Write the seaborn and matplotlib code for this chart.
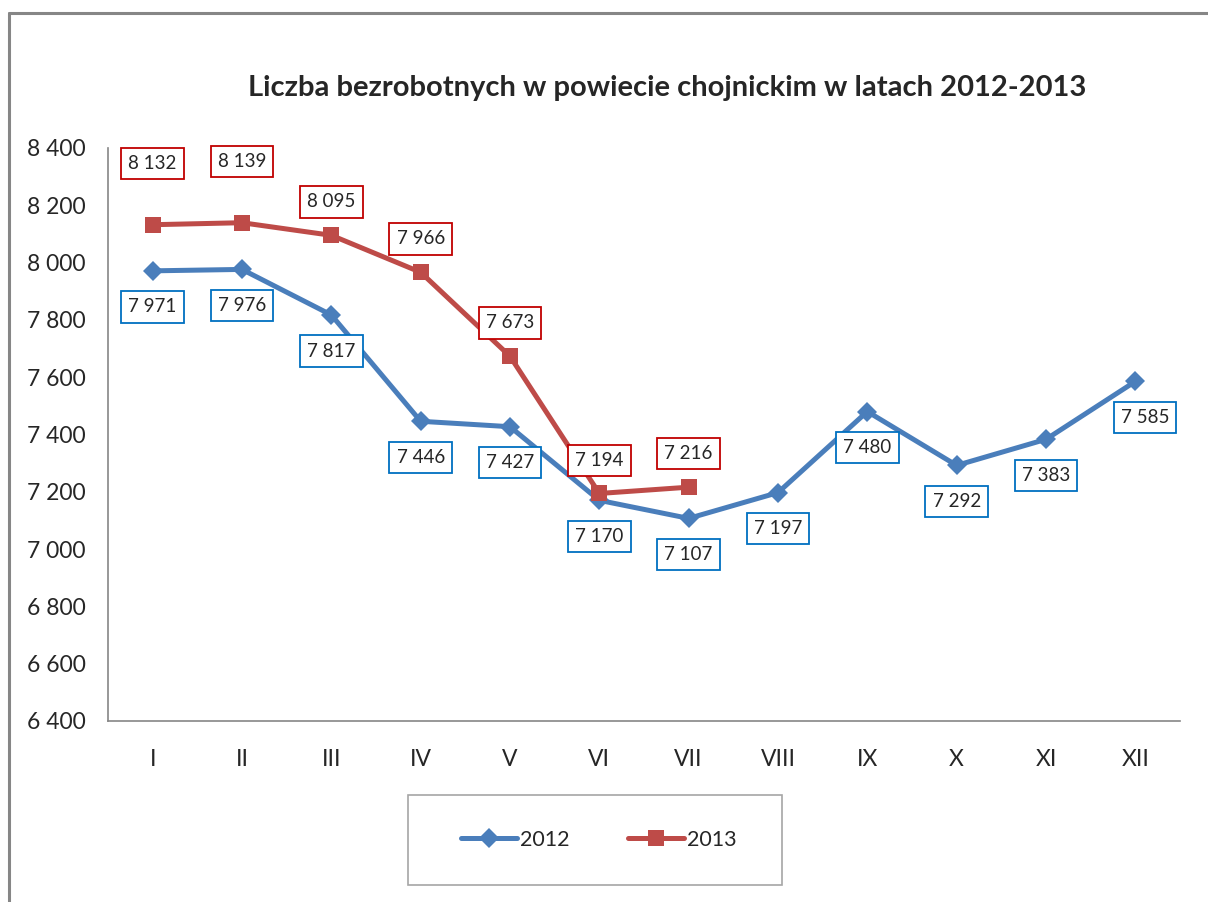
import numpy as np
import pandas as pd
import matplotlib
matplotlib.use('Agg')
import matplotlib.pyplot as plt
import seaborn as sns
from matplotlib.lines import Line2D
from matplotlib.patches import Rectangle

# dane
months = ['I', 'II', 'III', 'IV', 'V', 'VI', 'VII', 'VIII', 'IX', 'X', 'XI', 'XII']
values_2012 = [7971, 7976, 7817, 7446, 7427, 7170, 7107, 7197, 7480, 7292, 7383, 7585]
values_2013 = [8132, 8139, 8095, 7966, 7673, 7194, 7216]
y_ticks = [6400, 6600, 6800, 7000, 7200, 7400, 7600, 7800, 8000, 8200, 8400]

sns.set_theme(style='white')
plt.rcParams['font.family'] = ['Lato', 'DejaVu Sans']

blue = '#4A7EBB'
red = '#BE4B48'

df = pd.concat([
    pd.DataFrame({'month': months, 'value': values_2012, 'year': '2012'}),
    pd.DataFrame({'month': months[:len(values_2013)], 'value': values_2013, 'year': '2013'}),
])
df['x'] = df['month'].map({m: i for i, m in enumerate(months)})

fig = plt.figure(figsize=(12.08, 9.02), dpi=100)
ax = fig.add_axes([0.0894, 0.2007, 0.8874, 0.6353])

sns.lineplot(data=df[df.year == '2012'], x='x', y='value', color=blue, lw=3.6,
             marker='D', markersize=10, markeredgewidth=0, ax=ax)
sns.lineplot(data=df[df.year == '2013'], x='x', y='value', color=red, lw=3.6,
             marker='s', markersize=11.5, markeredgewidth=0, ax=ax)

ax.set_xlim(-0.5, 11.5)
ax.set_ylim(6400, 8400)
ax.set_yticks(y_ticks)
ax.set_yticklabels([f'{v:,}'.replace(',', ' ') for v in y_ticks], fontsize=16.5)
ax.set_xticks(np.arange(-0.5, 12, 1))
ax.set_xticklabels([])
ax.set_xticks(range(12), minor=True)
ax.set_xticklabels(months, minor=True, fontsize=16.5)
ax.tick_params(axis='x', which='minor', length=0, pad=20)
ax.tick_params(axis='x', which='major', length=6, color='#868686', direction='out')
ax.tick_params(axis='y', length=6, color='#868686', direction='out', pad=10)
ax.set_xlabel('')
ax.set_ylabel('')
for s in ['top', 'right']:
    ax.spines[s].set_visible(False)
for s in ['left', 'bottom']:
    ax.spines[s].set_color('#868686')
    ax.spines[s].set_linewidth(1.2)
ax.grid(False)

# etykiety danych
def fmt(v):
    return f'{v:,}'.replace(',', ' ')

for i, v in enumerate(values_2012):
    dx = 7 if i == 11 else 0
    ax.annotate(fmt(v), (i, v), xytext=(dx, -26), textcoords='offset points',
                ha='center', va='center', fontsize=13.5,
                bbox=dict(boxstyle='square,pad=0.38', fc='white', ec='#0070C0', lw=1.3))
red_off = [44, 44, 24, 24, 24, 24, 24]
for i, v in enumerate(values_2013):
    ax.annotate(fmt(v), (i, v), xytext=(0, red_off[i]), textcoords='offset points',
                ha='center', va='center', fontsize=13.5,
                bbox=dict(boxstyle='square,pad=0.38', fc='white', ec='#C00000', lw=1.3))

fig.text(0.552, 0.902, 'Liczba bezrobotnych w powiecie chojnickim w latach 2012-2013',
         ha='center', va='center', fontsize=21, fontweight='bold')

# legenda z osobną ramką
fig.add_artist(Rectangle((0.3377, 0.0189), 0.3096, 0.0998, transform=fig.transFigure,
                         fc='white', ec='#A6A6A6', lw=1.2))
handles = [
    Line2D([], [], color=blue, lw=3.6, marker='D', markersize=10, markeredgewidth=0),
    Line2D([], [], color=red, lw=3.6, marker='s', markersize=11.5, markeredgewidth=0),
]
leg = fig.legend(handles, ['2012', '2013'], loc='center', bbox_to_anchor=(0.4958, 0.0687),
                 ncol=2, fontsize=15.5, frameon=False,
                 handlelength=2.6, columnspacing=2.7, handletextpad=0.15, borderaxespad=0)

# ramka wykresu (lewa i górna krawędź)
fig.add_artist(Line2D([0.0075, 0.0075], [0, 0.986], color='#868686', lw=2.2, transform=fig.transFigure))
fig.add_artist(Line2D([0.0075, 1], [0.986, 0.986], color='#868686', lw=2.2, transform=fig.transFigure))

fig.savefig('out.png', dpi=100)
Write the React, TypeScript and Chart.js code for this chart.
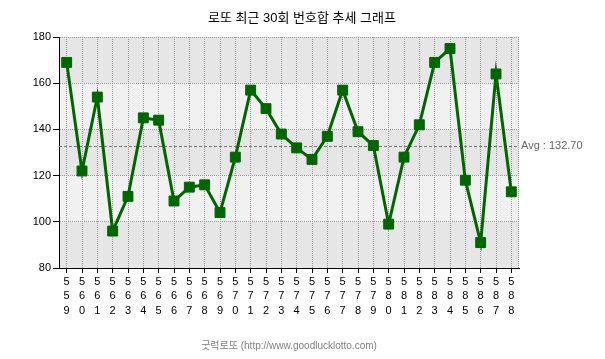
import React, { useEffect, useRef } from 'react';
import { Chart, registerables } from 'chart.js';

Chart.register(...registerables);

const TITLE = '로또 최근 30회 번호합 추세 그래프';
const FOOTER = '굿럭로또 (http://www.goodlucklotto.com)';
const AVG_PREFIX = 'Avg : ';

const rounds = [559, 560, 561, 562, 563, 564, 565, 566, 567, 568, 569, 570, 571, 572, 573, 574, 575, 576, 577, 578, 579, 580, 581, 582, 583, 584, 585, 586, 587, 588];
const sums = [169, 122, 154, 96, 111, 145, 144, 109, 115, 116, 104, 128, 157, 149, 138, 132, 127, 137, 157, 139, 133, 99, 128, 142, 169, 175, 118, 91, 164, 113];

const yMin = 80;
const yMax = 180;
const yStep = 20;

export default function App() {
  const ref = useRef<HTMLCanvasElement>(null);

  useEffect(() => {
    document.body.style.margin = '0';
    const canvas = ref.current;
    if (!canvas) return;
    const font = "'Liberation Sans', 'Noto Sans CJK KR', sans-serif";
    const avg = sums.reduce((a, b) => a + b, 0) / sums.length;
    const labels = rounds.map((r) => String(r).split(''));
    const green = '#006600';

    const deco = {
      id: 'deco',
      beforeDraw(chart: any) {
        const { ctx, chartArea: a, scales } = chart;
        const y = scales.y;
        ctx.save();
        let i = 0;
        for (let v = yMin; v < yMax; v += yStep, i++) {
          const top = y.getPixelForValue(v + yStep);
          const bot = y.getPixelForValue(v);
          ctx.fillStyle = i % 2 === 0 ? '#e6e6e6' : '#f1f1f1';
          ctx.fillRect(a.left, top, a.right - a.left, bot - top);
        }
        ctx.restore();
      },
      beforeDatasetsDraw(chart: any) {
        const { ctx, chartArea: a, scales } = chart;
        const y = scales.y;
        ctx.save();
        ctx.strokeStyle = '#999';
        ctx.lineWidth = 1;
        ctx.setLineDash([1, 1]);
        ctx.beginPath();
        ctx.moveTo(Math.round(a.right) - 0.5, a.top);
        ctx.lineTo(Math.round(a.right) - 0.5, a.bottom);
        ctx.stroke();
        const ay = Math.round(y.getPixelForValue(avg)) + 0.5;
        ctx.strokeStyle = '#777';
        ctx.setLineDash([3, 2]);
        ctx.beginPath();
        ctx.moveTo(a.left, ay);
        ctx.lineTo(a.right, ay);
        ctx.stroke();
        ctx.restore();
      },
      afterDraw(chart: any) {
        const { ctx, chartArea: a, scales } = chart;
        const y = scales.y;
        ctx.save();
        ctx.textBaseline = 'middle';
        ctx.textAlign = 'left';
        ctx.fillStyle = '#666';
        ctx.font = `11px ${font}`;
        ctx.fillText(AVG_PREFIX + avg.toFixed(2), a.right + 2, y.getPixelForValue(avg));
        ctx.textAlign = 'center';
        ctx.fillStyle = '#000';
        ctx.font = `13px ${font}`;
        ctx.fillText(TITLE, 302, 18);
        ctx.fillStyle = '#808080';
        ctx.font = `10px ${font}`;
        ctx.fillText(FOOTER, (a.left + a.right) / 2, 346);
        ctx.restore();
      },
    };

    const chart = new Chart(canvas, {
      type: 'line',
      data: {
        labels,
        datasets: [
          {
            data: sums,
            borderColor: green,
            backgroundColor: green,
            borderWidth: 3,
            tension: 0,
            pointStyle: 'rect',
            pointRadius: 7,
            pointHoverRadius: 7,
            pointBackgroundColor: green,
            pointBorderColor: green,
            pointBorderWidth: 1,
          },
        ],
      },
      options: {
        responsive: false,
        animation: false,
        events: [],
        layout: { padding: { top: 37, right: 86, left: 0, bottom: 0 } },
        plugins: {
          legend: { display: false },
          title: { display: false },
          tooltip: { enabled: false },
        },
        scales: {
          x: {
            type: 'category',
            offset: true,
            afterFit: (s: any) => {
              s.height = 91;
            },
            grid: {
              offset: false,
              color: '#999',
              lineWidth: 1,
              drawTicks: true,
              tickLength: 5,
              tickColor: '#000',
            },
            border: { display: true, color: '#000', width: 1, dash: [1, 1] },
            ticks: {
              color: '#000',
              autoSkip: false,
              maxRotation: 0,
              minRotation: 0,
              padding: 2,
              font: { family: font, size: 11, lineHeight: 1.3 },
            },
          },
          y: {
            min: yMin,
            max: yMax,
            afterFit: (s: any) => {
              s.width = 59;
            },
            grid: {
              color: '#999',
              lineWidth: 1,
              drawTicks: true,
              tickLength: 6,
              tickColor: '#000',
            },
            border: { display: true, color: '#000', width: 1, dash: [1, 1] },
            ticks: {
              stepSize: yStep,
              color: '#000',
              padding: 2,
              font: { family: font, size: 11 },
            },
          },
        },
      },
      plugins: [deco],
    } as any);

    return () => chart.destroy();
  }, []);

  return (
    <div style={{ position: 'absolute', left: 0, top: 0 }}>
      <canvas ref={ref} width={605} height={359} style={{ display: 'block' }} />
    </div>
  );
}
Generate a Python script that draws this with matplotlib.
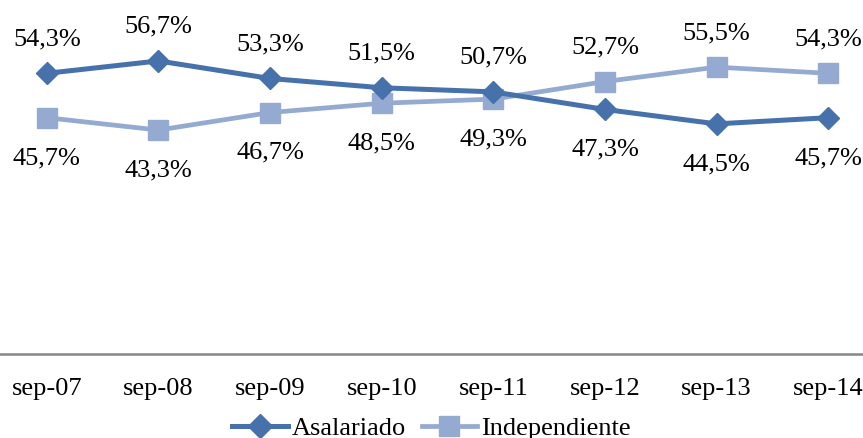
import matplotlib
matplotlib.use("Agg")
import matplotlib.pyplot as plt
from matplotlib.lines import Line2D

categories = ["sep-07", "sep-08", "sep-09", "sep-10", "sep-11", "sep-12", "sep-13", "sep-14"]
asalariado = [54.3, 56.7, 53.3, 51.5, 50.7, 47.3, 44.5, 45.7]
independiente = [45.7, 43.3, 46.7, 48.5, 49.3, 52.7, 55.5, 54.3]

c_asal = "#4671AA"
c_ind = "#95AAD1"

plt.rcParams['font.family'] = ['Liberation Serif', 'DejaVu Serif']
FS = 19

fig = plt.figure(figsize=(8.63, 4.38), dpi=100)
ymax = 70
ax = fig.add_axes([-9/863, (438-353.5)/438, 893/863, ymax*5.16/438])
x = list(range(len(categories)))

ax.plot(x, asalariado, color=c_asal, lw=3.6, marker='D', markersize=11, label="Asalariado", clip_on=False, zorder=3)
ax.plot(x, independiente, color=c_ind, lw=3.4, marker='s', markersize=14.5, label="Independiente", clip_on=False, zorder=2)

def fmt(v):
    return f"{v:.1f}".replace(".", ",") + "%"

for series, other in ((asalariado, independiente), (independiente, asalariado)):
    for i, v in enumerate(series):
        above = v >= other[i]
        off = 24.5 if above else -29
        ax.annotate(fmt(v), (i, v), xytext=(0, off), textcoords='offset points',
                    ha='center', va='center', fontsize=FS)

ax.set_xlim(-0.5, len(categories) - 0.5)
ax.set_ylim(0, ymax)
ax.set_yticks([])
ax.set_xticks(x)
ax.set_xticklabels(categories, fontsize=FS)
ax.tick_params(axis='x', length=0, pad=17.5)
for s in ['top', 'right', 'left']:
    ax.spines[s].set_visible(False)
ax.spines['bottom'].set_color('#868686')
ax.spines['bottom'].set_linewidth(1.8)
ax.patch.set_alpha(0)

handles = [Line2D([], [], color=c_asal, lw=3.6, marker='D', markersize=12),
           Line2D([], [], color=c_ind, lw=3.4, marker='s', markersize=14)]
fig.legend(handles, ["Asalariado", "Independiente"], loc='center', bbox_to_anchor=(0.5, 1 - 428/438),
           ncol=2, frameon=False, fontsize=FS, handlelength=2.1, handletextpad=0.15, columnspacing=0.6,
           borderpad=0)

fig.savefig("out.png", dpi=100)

§ Stated exercise:
Repeat only the lines from the one with "Write the React, TypeScript" down to the one with "Chart.register(...registerables);", word for word and both included, and leave the pictures out.

§ Answer in full:
Write the React, TypeScript and Chart.js code for this chart.
import React, { useEffect, useRef } from 'react';
import { Chart, registerables } from 'chart.js';

Chart.register(...registerables);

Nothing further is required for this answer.